A Systematic Three-Stage Safety Enhancement Approach for Motor Drive and Gimbal Systems in Unmanned Aerial Vehicles
Huamin Jie, Zhenyu Zhao, Hong Li, Theng Huat Gan, Kye Yak See
Abstract
Electromagnetic compatibility (EMC) is critical for ensuring the reliability and safety of power electronics-related assets, such as unmanned aerial vehicles (UAVs). EMC encompasses two key aspects: electromagnetic interference (EMI) and electromagnetic susceptibility (EMS). While EMI has been widely studied, EMS in power electronics systems, particularly with sensitive control and sensing modules, is gaining increasing attention due to rising threats from intentional or unintentional electromagnetic (EM) noises. Therefore, enhancing the EM safety of these systems is essential. This article proposes a systematic three-stage safety enhancement approach for power electronics-related systems in UAVs.
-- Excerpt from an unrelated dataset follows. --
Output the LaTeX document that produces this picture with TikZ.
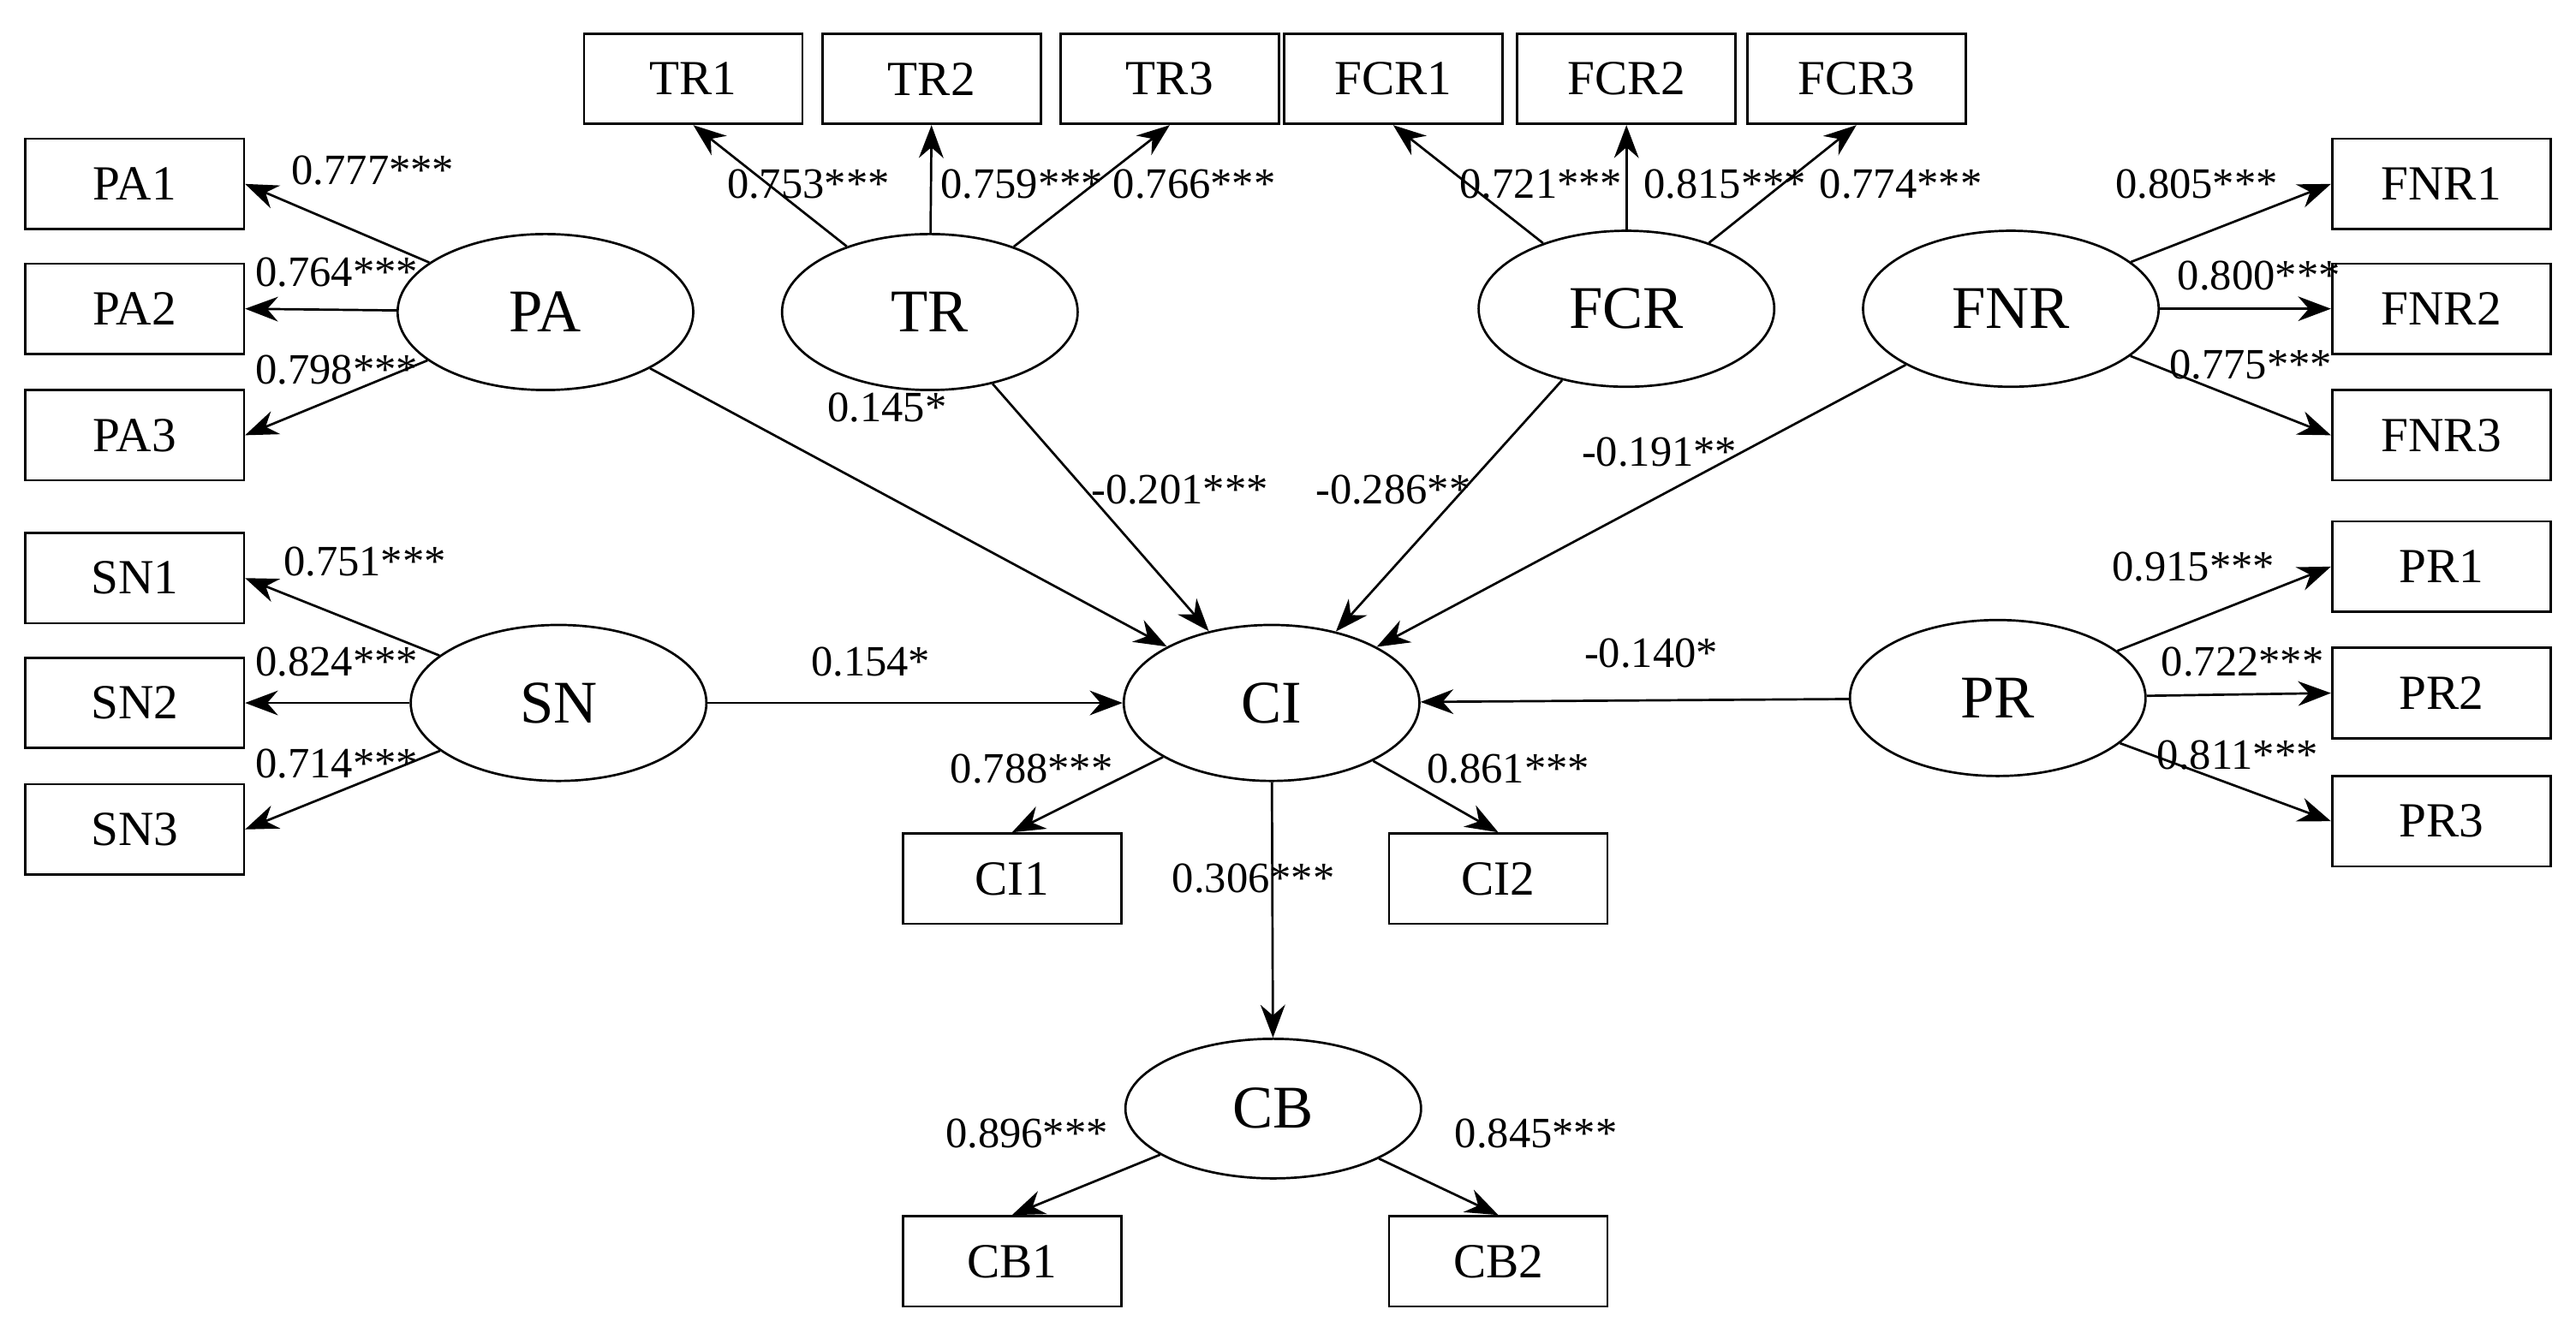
\documentclass[tikz,border=0pt]{standalone}
\usepackage{fontspec}
\setmainfont{Liberation Serif}
\usetikzlibrary{shapes.geometric,arrows.meta}
\begin{document}
\begin{tikzpicture}[x=0.02cm,y=-0.02cm,
  ind/.style={shape=rectangle,draw,thick,minimum width=2.66cm,minimum height=1.1cm,font=\fontsize{17}{17}\selectfont},
  lat/.style={shape=ellipse,draw,thick,minimum width=3.6cm,minimum height=1.9cm,font=\fontsize{21}{21}\selectfont},
  lbl/.style={font=\fontsize{15}{15}\selectfont},
  arr/.style={-{Stealth[length=4mm,width=3mm]},thick}]
\useasboundingbox (0,0) rectangle (1568,804);
\node[lat] (PA) at (332,190) {PA};
\node[lat] (TR) at (566,190) {TR};
\node[lat] (FCR) at (990,188) {FCR};
\node[lat] (FNR) at (1224,188) {FNR};
\node[lat] (SN) at (340,428) {SN};
\node[lat] (CI) at (774,428) {CI};
\node[lat] (PR) at (1216,425) {PR};
\node[lat,minimum height=1.7cm] (CB) at (775,675) {CB};
\node[ind] (PA1) at (82,112) {PA1};
\node[ind] (PA2) at (82,188) {PA2};
\node[ind] (PA3) at (82,265) {PA3};
\node[ind] (SN1) at (82,352) {SN1};
\node[ind] (SN2) at (82,428) {SN2};
\node[ind] (SN3) at (82,505) {SN3};
\node[ind] (TR1) at (422,48) {TR1};
\node[ind] (TR2) at (567,48) {TR2};
\node[ind] (TR3) at (712,48) {TR3};
\node[ind] (FCR1) at (848,48) {FCR1};
\node[ind] (FCR2) at (990,48) {FCR2};
\node[ind] (FCR3) at (1130,48) {FCR3};
\node[ind] (FNR1) at (1486,112) {FNR1};
\node[ind] (FNR2) at (1486,188) {FNR2};
\node[ind] (FNR3) at (1486,265) {FNR3};
\node[ind] (PR1) at (1486,345) {PR1};
\node[ind] (PR2) at (1486,422) {PR2};
\node[ind] (PR3) at (1486,500) {PR3};
\node[ind] (CI1) at (616,535) {CI1};
\node[ind] (CI2) at (912,535) {CI2};
\node[ind] (CB1) at (616,768) {CB1};
\node[ind] (CB2) at (912,768) {CB2};
\draw[arr] (PA) -- (PA1.east);
\draw[arr] (PA) -- (PA2.east);
\draw[arr] (PA) -- (PA3.east);
\draw[arr] (SN) -- (SN1.east);
\draw[arr] (SN) -- (SN2.east);
\draw[arr] (SN) -- (SN3.east);
\draw[arr] (TR) -- (TR1.south);
\draw[arr] (TR) -- (TR2.south);
\draw[arr] (TR) -- (TR3.south);
\draw[arr] (FCR) -- (FCR1.south);
\draw[arr] (FCR) -- (FCR2.south);
\draw[arr] (FCR) -- (FCR3.south);
\draw[arr] (FNR) -- (FNR1.west);
\draw[arr] (FNR) -- (FNR2.west);
\draw[arr] (FNR) -- (FNR3.west);
\draw[arr] (PR) -- (PR1.west);
\draw[arr] (PR) -- (PR2.west);
\draw[arr] (PR) -- (PR3.west);
\draw[arr] (CI) -- (CI1.north);
\draw[arr] (CI) -- (CI2.north);
\draw[arr] (CB) -- (CB1.north);
\draw[arr] (CB) -- (CB2.north);
\draw[arr] (PA) -- (CI);
\draw[arr] (TR) -- (CI);
\draw[arr] (FCR) -- (CI);
\draw[arr] (FNR) -- (CI);
\draw[arr] (SN) -- (CI);
\draw[arr] (PR) -- (CI);
\draw[arr] (CI) -- (CB);
% loadings
\node[lbl] at (227,104) {0.777***};
\node[lbl] at (205,166) {0.764***};
\node[lbl] at (205,225) {0.798***};
\node[lbl] at (222,342) {0.751***};
\node[lbl] at (205,403) {0.824***};
\node[lbl] at (205,465) {0.714***};
\node[lbl] at (492,112) {0.753***};
\node[lbl] at (622,112) {0.759***};
\node[lbl] at (727,112) {0.766***};
\node[lbl] at (938,112) {0.721***};
\node[lbl] at (1050,112) {0.815***};
\node[lbl] at (1157,112) {0.774***};
\node[lbl] at (1337,112) {0.805***};
\node[lbl] at (1375,168) {0.800***};
\node[lbl] at (1370,222) {0.775***};
\node[lbl] at (1335,345) {0.915***};
\node[lbl] at (1365,403) {0.722***};
\node[lbl] at (1362,460) {0.811***};
\node[lbl] at (628,468) {0.788***};
\node[lbl] at (918,468) {0.861***};
\node[lbl] at (625,690) {0.896***};
\node[lbl] at (935,690) {0.845***};
% paths
\node[lbl] at (540,248) {0.145*};
\node[lbl] at (718,298) {-0.201***};
\node[lbl] at (848,298) {-0.286**};
\node[lbl] at (1010,275) {-0.191**};
\node[lbl] at (530,403) {0.154*};
\node[lbl] at (1005,398) {-0.140*};
\node[lbl] at (763,535) {0.306***};
\end{tikzpicture}
\end{document}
In stage 1, a quantitative risk assessment strategy based on the EMS test results is introduced, identifying the motor drive and gimbal systems of the UAVs as the most vulnerable components. Stage 2 analyzes their failure mechanisms, offering valuable insights for further hardening. Stage 3 develops a comprehensive lightweight strategy to enhance the UAV safety. Using a DJI UAV as a case study, the proposed approach demonstrates the capability of the proposed EM hardening solutions against external EM noises with the electric field strength up to 200 V/m from 2 MHz to 18 GHz. The total weight increases by only 1.2% with a negligible addition to volume.